As a frequent user of already a few classic pieces of US Army clothing, I put forward a thesis that these clothes* go well with just about everything, because… they do not actually match anything.
*But note: stick to those made up until the late 1970s, more modern are too technical or futuristic, often made from weird synthetical fabrics designed for a battlefield.
They were not designed as fashionable, civilian clothes. They were purely subordinated to function, the aesthetics were secondary. Nobody thought about combining them with other cuts or colors - they were supposed to be only a part of the equipment, usually made of (almost) the same fabric, in the same pattern and color.
These practical cuts, combined with olive green or simple camouflage (eg ERDL), cannot be thought of as normal clothes. We cannot detach these features from the military roots - but thanks to the fact that such clothes deviate completely from the established standards of a classic menswear, we have more freedom in combining them. And that's why they are versatile as hell.

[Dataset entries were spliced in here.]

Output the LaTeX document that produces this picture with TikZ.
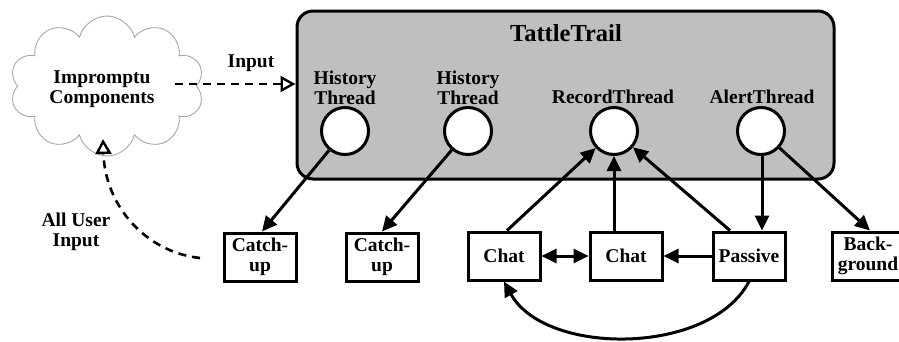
\documentclass[tikz,border=0pt]{standalone}
\usepackage{fontspec}
\setmainfont{Liberation Serif}
\usetikzlibrary{arrows.meta,shapes.symbols,calc}
\begin{document}
\begin{tikzpicture}[x=1pt,y=-1pt,
  lbl/.style={font=\fontsize{19.5}{19.5}\selectfont\bfseries, align=center, inner sep=0pt},
  thread/.style={circle, draw, fill=white, line width=3pt, minimum size=47pt, inner sep=0pt},
  task/.style={rectangle, draw, fill=white, line width=3pt, minimum width=72pt, minimum height=48pt,
    inner sep=0pt, font=\fontsize{19.5}{19.5}\selectfont\bfseries, align=center},
  link/.style={line width=3pt, -{Triangle[length=15pt,width=14pt]}},
  dlink/.style={line width=3pt, {Triangle[length=15pt,width=14pt]}-{Triangle[length=15pt,width=14pt]}},
  feed/.style={line width=2.6pt, dash pattern=on 8pt off 6pt, -{Triangle[open,length=15pt,width=16pt,line width=2.4pt]}}
]
\useasboundingbox (0,0) rectangle (899,341);

% framework container
\node[draw, line width=3pt, fill=gray!50, rounded corners=16pt,
      minimum width=537pt, minimum height=168pt] (tt) at (565.5,95) {};
\node[lbl, font=\fontsize{24.5}{25}\selectfont\bfseries] (title) at (566,33) {TattleTrail};

% threads
\node[lbl] (h1l) at (345,88) {History\\Thread};
\node[lbl] (h2l) at (468,88) {History\\Thread};
\node[lbl] (rl) at (613,97) {RecordThread};
\node[lbl] (al) at (762,97) {AlertThread};
\node[thread] (h1) at (345,131) {};
\node[thread] (h2) at (468,131) {};
\node[thread] (rec) at (614,131) {};
\node[thread] (alr) at (761,131) {};

% impromptu components cloud
\node[cloud, draw=gray!70, line width=0.9pt, cloud puffs=10, cloud ignores aspect,
      minimum width=194pt, minimum height=140pt, inner sep=0pt] (cloud) at (107,86) {};
\node[lbl] (cl) at (102,89) {Impromptu\\Components};
\node[lbl] (inl) at (251,63) {Input};
\node[lbl] (aul) at (76,232) {All User\\Input};

% tasks
\node[task] (c1) at (260,257) {Catch-\\up};
\node[task] (c2) at (382,257) {Catch-\\up};
\node[task] (ch1) at (504,256) {Chat};
\node[task] (ch2) at (626,256) {Chat};
\node[task] (pas) at (749,256) {Passive};
\node[task] (bg) at (868,256) {Back-\\ground};

% input flows
\coordinate (inS) at (175,84);
\coordinate (inE) at (tt.west |- inS);
\draw[feed] (inS) -- (inE);
\coordinate (uS) at (200,258);
\coordinate (uE) at (103,139);
\draw[feed] (uS) .. controls (145,252) and (105,205) .. (uE);

% thread to task connectors
\draw[link] (h1) -- ($(c1.north)+(2,0)$);
\draw[link] (h2) -- (c2.north);
\draw[link] ($(ch1.north)+(3,0)$) -- (rec);
\draw[link] (ch2.north -| rec) -- (rec);
\draw[link] ($(pas.north)+(-19,0)$) -- (rec);
\draw[link] ($(alr.south)+(1,0)$) -- ($(pas.north)+(13,0)$);
\draw[link] (alr) -- ($(bg.north)+(2,0)$);

% task to task connectors
\draw[dlink] (ch1.east) -- (ch2.west);
\draw[link] (pas.west) -- (ch2.east);
\draw[link] (pas.south) .. controls (710,356) and (545,356) .. (ch1.south);
\end{tikzpicture}
\end{document}
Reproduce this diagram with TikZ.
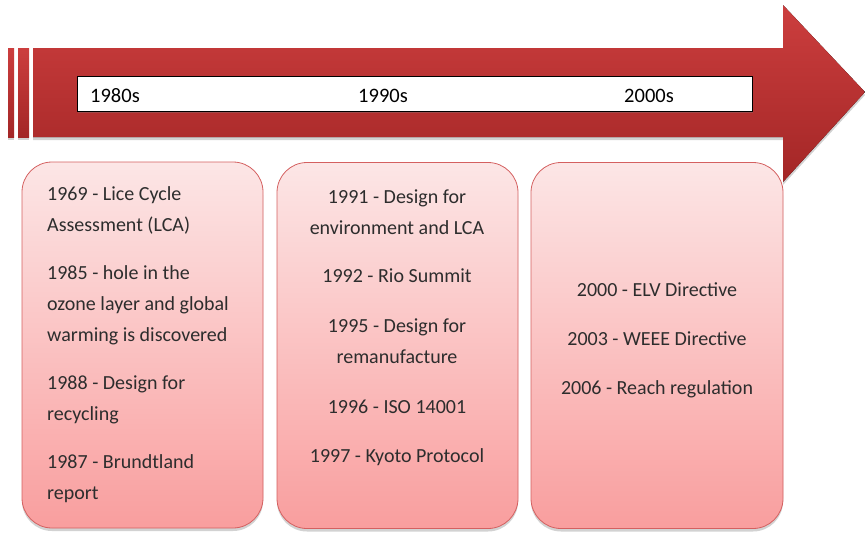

Simply put: the OG107 shade fits so many colors not so much because of its positioning on the color wheel, but because it stands out from the popular ones (navy blue, gray, brown, shades of burgundy) and creates a sufficient contrast . The M65 suits clothes of such varying degrees of formality because it is not a casualised, informal version of a classic coat, but a new jacket cut that has no classic counterpart - and it has become a canon itself.
All right - we already understand where does this versatility, popularity and cult character of the military jacket come from. Now it’s time for the bad news: it's getting harder and harder to get the OG.
Unless we are talking about the M65, it is not that bad - you can buy one of these, used in good condition, without any problems. Depending on the size, deadstock ones are also sometimes available. When it comes to the M43 and M51, it is much worse - the prices have reached such a level that they are collector's items rather than useful jackets that you can just wear and enjoy.
Thanks to this and the recent kind-of-fashion for military clothing in the #menswear circles, there has been a special need - probably for the first time ever - to make jackets better than the original.
Military-but-civil jackets entered the market - slim-fitting, lighter, without epaulets, made of more expensive fabrics, with modern technologies (membranes, etc.), made and finished more like tailoring. It turns out that there is a niche that needs to be filled not by clothes for fishermen and home-grown military enthusiasts, but for people who are interested in more elegant, classic garments. It is worth taking a closer look at this issue.
The point is not that every brand should offer such thing, a military jacket. One should not just mindlessly copy well-known patterns and sell what everyone else does; what the market is full of. The trick is to interpret the classics in one’s own way (preserving the spirit!) and make it a part of the proposed look, naturally.
I think Poszetka did it quite well this year. The Field Jacket naturally compliments the brand's offering, continuing the trend started last year by the Safari Jacket, but taking a step further towards casual outerwear - not being just a jacket replacement, but something rather complementary to it.
Is it both classic and modern? Absolutely! The model retains the most important features of the original: universal olive color, pleats that increase the range of movement, 4 spacious pockets with snap fasteners - but also adds a few elements straight from the world of tailoring: horn buttons (including cuffs), checked lining, neatly finished seams and generally more polished aesthetics.
In my opinion, this is a really successful interpretation of a military jacket, the sartorial way. If you are wondering what kind of piece you need in your wardrobe for spring and fall, let me give you a hint - most likely this.
However, I will not say directly what to wear it with - the answer to this question should be obvious to you already.